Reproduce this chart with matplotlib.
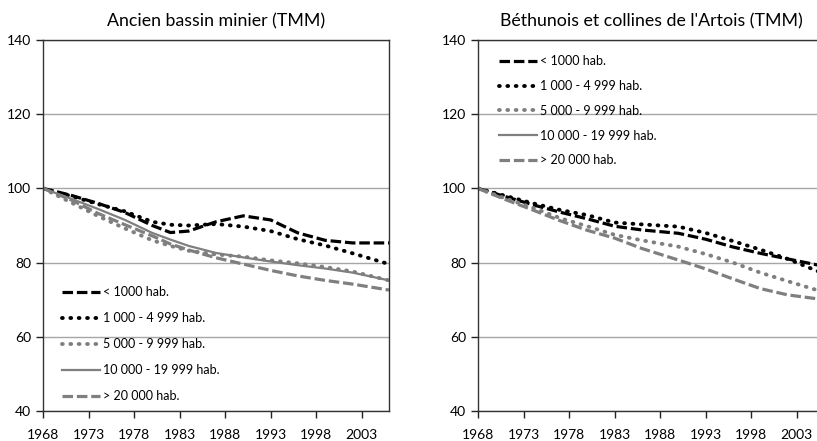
import matplotlib
matplotlib.use("Agg")
import matplotlib.pyplot as plt

plt.rcParams['font.family'] = ['Lato', 'DejaVu Sans']

# values (index base 100 in 1968)
years = [1968, 1971, 1974, 1977, 1980, 1982, 1984, 1987, 1990, 1993, 1996, 1999, 2002, 2006]
labels = ["< 1000 hab.", "1 000 - 4 999 hab.", "5 000 - 9 999 hab.",
          "10 000 - 19 999 hab.", "> 20 000 hab."]

bassin_lt1000 = [100, 98.2, 96.0, 93.5, 90.0, 88.1, 88.5, 91.0, 92.6, 91.5, 88.0, 86.0, 85.3, 85.3]
bassin_1000 = [100, 98.0, 95.8, 93.8, 91.0, 90.2, 90.0, 90.4, 89.7, 88.5, 86.3, 84.6, 82.5, 79.6]
bassin_5000 = [100, 96.3, 92.6, 89.2, 86.0, 84.5, 83.2, 82.2, 81.6, 80.6, 79.8, 78.8, 77.6, 75.2]
bassin_10000 = [100, 97.3, 94.5, 91.5, 88.0, 86.2, 84.5, 82.6, 81.4, 80.3, 79.3, 78.4, 77.3, 75.2]
bassin_20000 = [100, 97.0, 93.3, 90.2, 87.2, 85.0, 83.4, 81.3, 79.6, 77.9, 76.4, 75.2, 74.2, 72.6]

years_b = [1968, 1971, 1974, 1977, 1980, 1983, 1986, 1990, 1993, 1996, 1999, 2002, 2006]
beth_lt1000 = [100, 97.8, 95.6, 93.6, 91.8, 89.8, 88.8, 87.9, 86.3, 84.2, 82.5, 81.0, 79.0]
beth_1000 = [100, 98.0, 96.0, 94.2, 92.8, 90.8, 90.3, 89.7, 88.0, 85.8, 83.5, 81.0, 77.0]
beth_5000 = [100, 97.3, 94.8, 92.0, 89.8, 87.5, 86.0, 84.3, 82.3, 80.0, 77.3, 75.0, 72.0]
beth_10000 = []  # not visible in the reference
beth_20000 = [100, 97.0, 94.2, 91.3, 88.7, 86.6, 83.8, 80.7, 78.3, 75.6, 73.0, 71.3, 70.0]

black = "#000000"
gray = "#7f7f7f"
styles = [
    dict(color=black, lw=2.3, dashes=(3.3, 1.2), dash_capstyle="butt"),
    dict(color=black, lw=2.8, dashes=(0.2, 1.95), dash_capstyle="round"),
    dict(color=gray, lw=2.8, dashes=(0.2, 1.95), dash_capstyle="round"),
    dict(color=gray, lw=1.6, ls="-"),
    dict(color=gray, lw=2.3, dashes=(3.3, 1.2), dash_capstyle="butt"),
]

fig = plt.figure(figsize=(8.17, 4.41), dpi=100)
ax1 = fig.add_axes([43 / 817, 30 / 441, 346 / 817, 371 / 441])
ax2 = fig.add_axes([478 / 817, 30 / 441, 346 / 817, 371 / 441])


def draw(ax, x, series, title, leg_loc, leg_anchor, spacing):
    for vals, lab, st in zip(series, labels, styles):
        ax.plot(x[:len(vals)], vals, label=lab, **st)
    ax.set_xlim(1968, 2006)
    ax.set_ylim(40, 140)
    ax.set_xticks(range(1968, 2006, 5))
    ax.set_yticks(range(40, 141, 20))
    ax.tick_params(labelsize=10, length=5, width=1, direction="out", colors="#222222",
                   labelcolor="black")
    ax.tick_params(axis="x", pad=8)
    ax.grid(axis="y", color="#a6a6a6", lw=1)
    ax.set_axisbelow(True)
    for s in ax.spines.values():
        s.set_color("#333333")
        s.set_linewidth(1)
    ax.set_title(title, fontsize=12.8, pad=10)
    leg = ax.legend(loc=leg_loc, bbox_to_anchor=leg_anchor, frameon=False, fontsize=9,
                    handlelength=3.0, handletextpad=0.25, labelspacing=spacing,
                    borderaxespad=0)
    return leg


draw(ax1, years, [bassin_lt1000, bassin_1000, bassin_5000, bassin_10000, bassin_20000],
     "Ancien bassin minier (TMM)", "lower left", (14 / 346, 4 / 371), 1.12)
draw(ax2, years_b, [beth_lt1000, beth_1000, beth_5000, beth_10000, beth_20000],
     "Béthunois et collines de l'Artois (TMM)", "upper left", (16 / 346, 1 - 10 / 371), 1.03)

fig.savefig("out.png", dpi=100)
------
### Requirements
Leave the pictures out and copy the rest of the data exactly.

### Response to this task
Reproduce this chart with matplotlib.
import matplotlib
matplotlib.use("Agg")
import matplotlib.pyplot as plt

plt.rcParams['font.family'] = ['Lato', 'DejaVu Sans']

# values (index base 100 in 1968)
years = [1968, 1971, 1974, 1977, 1980, 1982, 1984, 1987, 1990, 1993, 1996, 1999, 2002, 2006]
labels = ["< 1000 hab.", "1 000 - 4 999 hab.", "5 000 - 9 999 hab.",
          "10 000 - 19 999 hab.", "> 20 000 hab."]

bassin_lt1000 = [100, 98.2, 96.0, 93.5, 90.0, 88.1, 88.5, 91.0, 92.6, 91.5, 88.0, 86.0, 85.3, 85.3]
bassin_1000 = [100, 98.0, 95.8, 93.8, 91.0, 90.2, 90.0, 90.4, 89.7, 88.5, 86.3, 84.6, 82.5, 79.6]
bassin_5000 = [100, 96.3, 92.6, 89.2, 86.0, 84.5, 83.2, 82.2, 81.6, 80.6, 79.8, 78.8, 77.6, 75.2]
bassin_10000 = [100, 97.3, 94.5, 91.5, 88.0, 86.2, 84.5, 82.6, 81.4, 80.3, 79.3, 78.4, 77.3, 75.2]
bassin_20000 = [100, 97.0, 93.3, 90.2, 87.2, 85.0, 83.4, 81.3, 79.6, 77.9, 76.4, 75.2, 74.2, 72.6]

years_b = [1968, 1971, 1974, 1977, 1980, 1983, 1986, 1990, 1993, 1996, 1999, 2002, 2006]
beth_lt1000 = [100, 97.8, 95.6, 93.6, 91.8, 89.8, 88.8, 87.9, 86.3, 84.2, 82.5, 81.0, 79.0]
beth_1000 = [100, 98.0, 96.0, 94.2, 92.8, 90.8, 90.3, 89.7, 88.0, 85.8, 83.5, 81.0, 77.0]
beth_5000 = [100, 97.3, 94.8, 92.0, 89.8, 87.5, 86.0, 84.3, 82.3, 80.0, 77.3, 75.0, 72.0]
beth_10000 = []  # not visible in the reference
beth_20000 = [100, 97.0, 94.2, 91.3, 88.7, 86.6, 83.8, 80.7, 78.3, 75.6, 73.0, 71.3, 70.0]

black = "#000000"
gray = "#7f7f7f"
styles = [
    dict(color=black, lw=2.3, dashes=(3.3, 1.2), dash_capstyle="butt"),
    dict(color=black, lw=2.8, dashes=(0.2, 1.95), dash_capstyle="round"),
    dict(color=gray, lw=2.8, dashes=(0.2, 1.95), dash_capstyle="round"),
    dict(color=gray, lw=1.6, ls="-"),
    dict(color=gray, lw=2.3, dashes=(3.3, 1.2), dash_capstyle="butt"),
]

fig = plt.figure(figsize=(8.17, 4.41), dpi=100)
ax1 = fig.add_axes([43 / 817, 30 / 441, 346 / 817, 371 / 441])
ax2 = fig.add_axes([478 / 817, 30 / 441, 346 / 817, 371 / 441])


def draw(ax, x, series, title, leg_loc, leg_anchor, spacing):
    for vals, lab, st in zip(series, labels, styles):
        ax.plot(x[:len(vals)], vals, label=lab, **st)
    ax.set_xlim(1968, 2006)
    ax.set_ylim(40, 140)
    ax.set_xticks(range(1968, 2006, 5))
    ax.set_yticks(range(40, 141, 20))
    ax.tick_params(labelsize=10, length=5, width=1, direction="out", colors="#222222",
                   labelcolor="black")
    ax.tick_params(axis="x", pad=8)
    ax.grid(axis="y", color="#a6a6a6", lw=1)
    ax.set_axisbelow(True)
    for s in ax.spines.values():
        s.set_color("#333333")
        s.set_linewidth(1)
    ax.set_title(title, fontsize=12.8, pad=10)
    leg = ax.legend(loc=leg_loc, bbox_to_anchor=leg_anchor, frameon=False, fontsize=9,
                    handlelength=3.0, handletextpad=0.25, labelspacing=spacing,
                    borderaxespad=0)
    return leg


draw(ax1, years, [bassin_lt1000, bassin_1000, bassin_5000, bassin_10000, bassin_20000],
     "Ancien bassin minier (TMM)", "lower left", (14 / 346, 4 / 371), 1.12)
draw(ax2, years_b, [beth_lt1000, beth_1000, beth_5000, beth_10000, beth_20000],
     "Béthunois et collines de l'Artois (TMM)", "upper left", (16 / 346, 1 - 10 / 371), 1.03)

fig.savefig("out.png", dpi=100)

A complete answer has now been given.